Over 93 percent of Brunei’s imports and exports went through Muara Port and 5 percent went throughas air cargo. There are at least 20 freight forwarding companies operating in Brunei. These companies have the capability to transport imported products. The logistics companies have developed reliable network connections with established shipping and logistics partners worldwide. They can provide services like stevedoring, courier service, freight forwarding, transshipment, packing and removal, warehousing and distribution, transport, crane hire and project cargo forwarding.
Using an Agent or Distributor
Personal relationships are important in Brunei and U.S. businesses may find a reputable local agent/distributor an important part of a sales strategy. The individual should be thoroughly familiar with local business customs and high-ranking government officials. The Commercial Section of the U.S. Embassy provides services that can help U.S. businesses locate an appropriate agent/distributor.
Establishing an Office
There is no restriction on total foreign ownership of companies incorporated in Brunei Darussalam. The Companies Act requires locally incorporated companies to have at least one of the two directors—or if more than two directors, at least two of them—to be ordinarily resident in Brunei Darussalam. The Companies Act allows the board to be totally non-resident; however, the company concerned would have to apply to the appropriate authorities for permission and justify such a decision. Notwithstanding whether the company is locally or foreign owned and managed, the rate of corporate income tax is the same.
All businesses in Brunei must be registered with the Registry of Companies and Business Names at the Ministry of Finance and Economy. Except for sole proprietorships and partnerships, foreign investors can fully own incorporated companies, foreign company branches or representative offices. FDI from multi-national corporations may not require a local partnership in setting up a subsidiary of their parent company in Brunei. However, at least one company director must be a Brunei citizen or permanent resident in Brunei Darussalam.
More information on incorporation of companies can be found on the Ministry Finance and Economy website.
The Authority for Info-Communications Technology Industry (AITI) aids local ICT small- and medium-sized enterprises (SMEs) to connect with potential ICT partners and customers.
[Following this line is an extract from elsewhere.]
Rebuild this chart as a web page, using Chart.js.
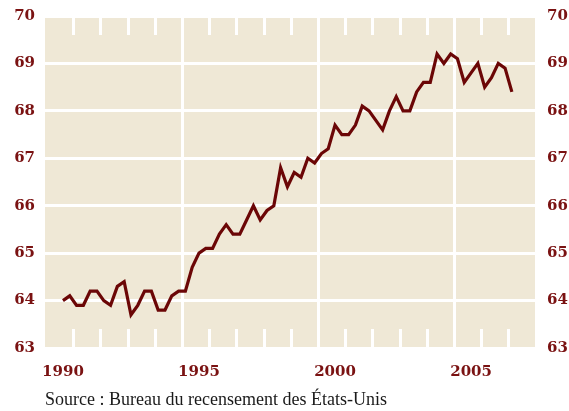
<!DOCTYPE html>
<html lang="fr">
<head>
<meta charset="utf-8">
<script src="https://cdn.jsdelivr.net/npm/chart.js@4/dist/chart.umd.min.js"></script>
<style>
    html, body { margin: 0; padding: 0; background: #ffffff; }
    #cadre { position: relative; width: 569px; height: 411px; }
    #source {
        position: absolute;
        left: 45px;
        top: 389px;
        font-family: "Liberation Serif", serif;
        font-size: 18px;
        color: #1a1a1a;
        white-space: nowrap;
    }
</style>
</head>
<body>
<div id="cadre">
    <canvas id="graphique" width="569" height="411"></canvas>
    <div id="source">Source : Bureau du recensement des États-Unis</div>
</div>
<script>
// ============================
// Données : taux trimestriel, premier point = 1990
// ============================
const anneeDebut = 1990;
const valeurs = [
    64.0, 64.1, 63.9, 63.9, 64.2, 64.2, 64.0, 63.9, 64.3, 64.4,
    63.7, 63.9, 64.2, 64.2, 63.8, 63.8, 64.1, 64.2, 64.2, 64.7,
    65.0, 65.1, 65.1, 65.4, 65.6, 65.4, 65.4, 65.7, 66.0, 65.7,
    65.9, 66.0, 66.8, 66.4, 66.7, 66.6, 67.0, 66.9, 67.1, 67.2,
    67.7, 67.5, 67.5, 67.7, 68.1, 68.0, 67.8, 67.6, 68.0, 68.3,
    68.0, 68.0, 68.4, 68.6, 68.6, 69.2, 69.0, 69.2, 69.1, 68.6,
    68.8, 69.0, 68.5, 68.7, 69.0, 68.9, 68.4
];
const etiquettesAnnees = [1990, 1995, 2000, 2005];
const reperesAnnees = [1990, 1991, 1992, 1993, 1994, 1995, 1996, 1997, 1998,
                       1999, 2000, 2001, 2002, 2003, 2004, 2005, 2006];
const grandsReperes = [1994, 1999, 2004];
const graduationsY = [63, 64, 65, 66, 67, 68, 69, 70];

const points = valeurs.map((v, i) => ({ x: anneeDebut + i / 4, y: v }));

const rouge = '#7a1212';
const fond = '#efe8d6';

// fond de la zone de tracé
const pluginFond = {
    id: 'fond',
    beforeDraw(chart) {
        const { ctx, chartArea } = chart;
        ctx.save();
        ctx.fillStyle = fond;
        ctx.fillRect(chartArea.left, chartArea.top, chartArea.right - chartArea.left, chartArea.bottom - chartArea.top);
        ctx.restore();
    }
};

// repères verticaux : petits traits en haut et en bas, lignes pleines tous les 5 ans
const pluginReperes = {
    id: 'reperes',
    beforeDatasetsDraw(chart) {
        const { ctx, chartArea, scales } = chart;
        ctx.save();
        ctx.strokeStyle = '#ffffff';
        ctx.lineWidth = 3;
        reperesAnnees.forEach(a => {
            const x = Math.round(scales.x.getPixelForValue(a + 0.375)) + 0.5;
            ctx.beginPath();
            if (grandsReperes.includes(a)) {
                ctx.moveTo(x, chartArea.top);
                ctx.lineTo(x, chartArea.bottom);
            } else {
                ctx.moveTo(x, chartArea.top);
                ctx.lineTo(x, chartArea.top + 19);
                ctx.moveTo(x, chartArea.bottom - 19);
                ctx.lineTo(x, chartArea.bottom);
            }
            ctx.stroke();
        });
        ctx.restore();
    }
};

const policeGraduation = { family: "'DejaVu Serif', serif", size: 15, weight: 'bold' };

// largeur fixe des axes verticaux, sans marge automatique
function axeVertical(largeur) {
    return scale => {
        scale.width = largeur;
        scale.paddingTop = 0;
        scale.paddingBottom = 0;
    };
}

const ctx = document.getElementById('graphique').getContext('2d');
new Chart(ctx, {
    type: 'line',
    data: {
        datasets: [{
            data: points,
            borderColor: '#6b0606',
            borderWidth: 3.2,
            pointRadius: 0,
            tension: 0,
            borderJoinStyle: 'miter'
        }]
    },
    options: {
        responsive: false,
        animation: false,
        layout: { padding: { top: 16, left: 0, right: 0, bottom: 0 } },
        plugins: {
            legend: { display: false },
            tooltip: { enabled: false }
        },
        scales: {
            x: {
                type: 'linear',
                min: 1989.34,
                max: 2007.35,
                afterBuildTicks: scale => {
                    scale.ticks = etiquettesAnnees.map(v => ({ value: v }));
                },
                afterFit: scale => {
                    scale.height = 63;
                    scale.paddingLeft = 0;
                    scale.paddingRight = 0;
                },
                grid: { display: false, drawTicks: false },
                border: { display: false },
                ticks: {
                    color: rouge,
                    font: policeGraduation,
                    padding: 15,
                    maxRotation: 0,
                    callback: v => String(v)
                }
            },
            y: {
                position: 'left',
                min: 63,
                max: 70,
                afterBuildTicks: scale => {
                    scale.ticks = graduationsY.map(v => ({ value: v }));
                },
                afterFit: axeVertical(45),
                grid: { color: '#ffffff', lineWidth: 3, drawTicks: false },
                border: { display: false },
                ticks: { color: rouge, font: policeGraduation, padding: 10, labelOffset: 0 }
            },
            y2: {
                position: 'right',
                min: 63,
                max: 70,
                afterBuildTicks: scale => {
                    scale.ticks = graduationsY.map(v => ({ value: v }));
                },
                afterFit: axeVertical(34),
                grid: { display: false, drawTicks: false },
                border: { display: false },
                ticks: { color: rouge, font: policeGraduation, padding: 12, labelOffset: 0 }
            }
        }
    },
    plugins: [pluginFond, pluginReperes]
});
</script>
</body>
</html>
The AITI website provides additional information on these services.
Commercial Service offices in Canada can assist U.S. firms in locating qualified potential partners through customized matchmaking programs, such as an International Partner Search, Gold Key Service or Single Company Promotion. For additional information, visit the Commercial Service Canada webpage on Services for U.S. Companies.
For the latest Investment Climate Statement (ICS) which includes information on investment and business environments in foreign economies pertinent to establishing and operating an office and to hiring employees, visit the U.S. Department of Department of State’s Investment Climate Statements website.
Brunei has a relatively large number of franchises for its size, including food services and apparel. Franchises must be registered with the Ministry of Finance’s Registrar of Companies pursuant to Chapter 39 of the Companies Act. The Ministry of Finance assumed responsibility for the registry in 2012. After receiving approval from the parent company, franchises follow the same procedures as those registering a business (20 people or fewer) or a company (more than 20 people). The Ministry of Finance and Economy will provide tax rates for registering a business or company after the entity has submitted its registration.
The use of direct marketing has gained popularity for businesses in Brunei. Many companies in Brunei have taken advantage of advertising techniques such as cell phone text messaging, email, interactive consumer websites and social media sites, online display ads, database marketing, fliers, catalog distribution, promotional letters, targeted television and radio commercials, response-generating newspaper/magazine advertisements, and outdoor advertising/promotional events
A joint venture may take the form of a corporation or partnership. Several factors, including the nature of the project, would determine which type of joint venture is appropriate. In a corporate joint venture, the owners have limited liability whereas in a partnership joint venture, the partners have unlimited liability. If the parties to a partnership joint venture are corporations, then liability is limited to that of the participating corporations.
Even without a physical presence in Brunei, companies generally need a license to do business in the country. Local salespeople engaging in door-to-door product marketing, however, do not need a permit. In most cases, one does not need a Brunei citizen representative to do business commercially or when selling directly to the government.
Ministry of Finance and Economy
The Brunei government’s Postal Services Department is responsible for providing postal service, including Express Mail Service (EMS) throughout the country. International courier services are available through companies such as DHL, Fedex, and UPS.
The Ministry of Finance and Economy maintains registration of companies and ongoing projects in Brunei. Anyone considering doing business in Brunei is urged to conduct their own due diligence. Most law firms and accountancies offer due diligence services as well. A list of attorneys can be obtained at the Brunei Judiciary website.
The Department of Commerce Foreign Commercial Service also offers the International Company Profile (ICP) service to U.S. companies interested in evaluating potential business partners overseas.
Researched and prepared by the U.S. Embassy Bandar Seri Begawan Commercial Section, ICPs enable U.S. small and medium-sized businesses to more effectively evaluate overseas companies. Companies can obtain detailed answers about the specific overseas companies of interest, competitors, credit rating, profit and loss numbers, key officers, and our opinion on the overall viability of the firm in its market.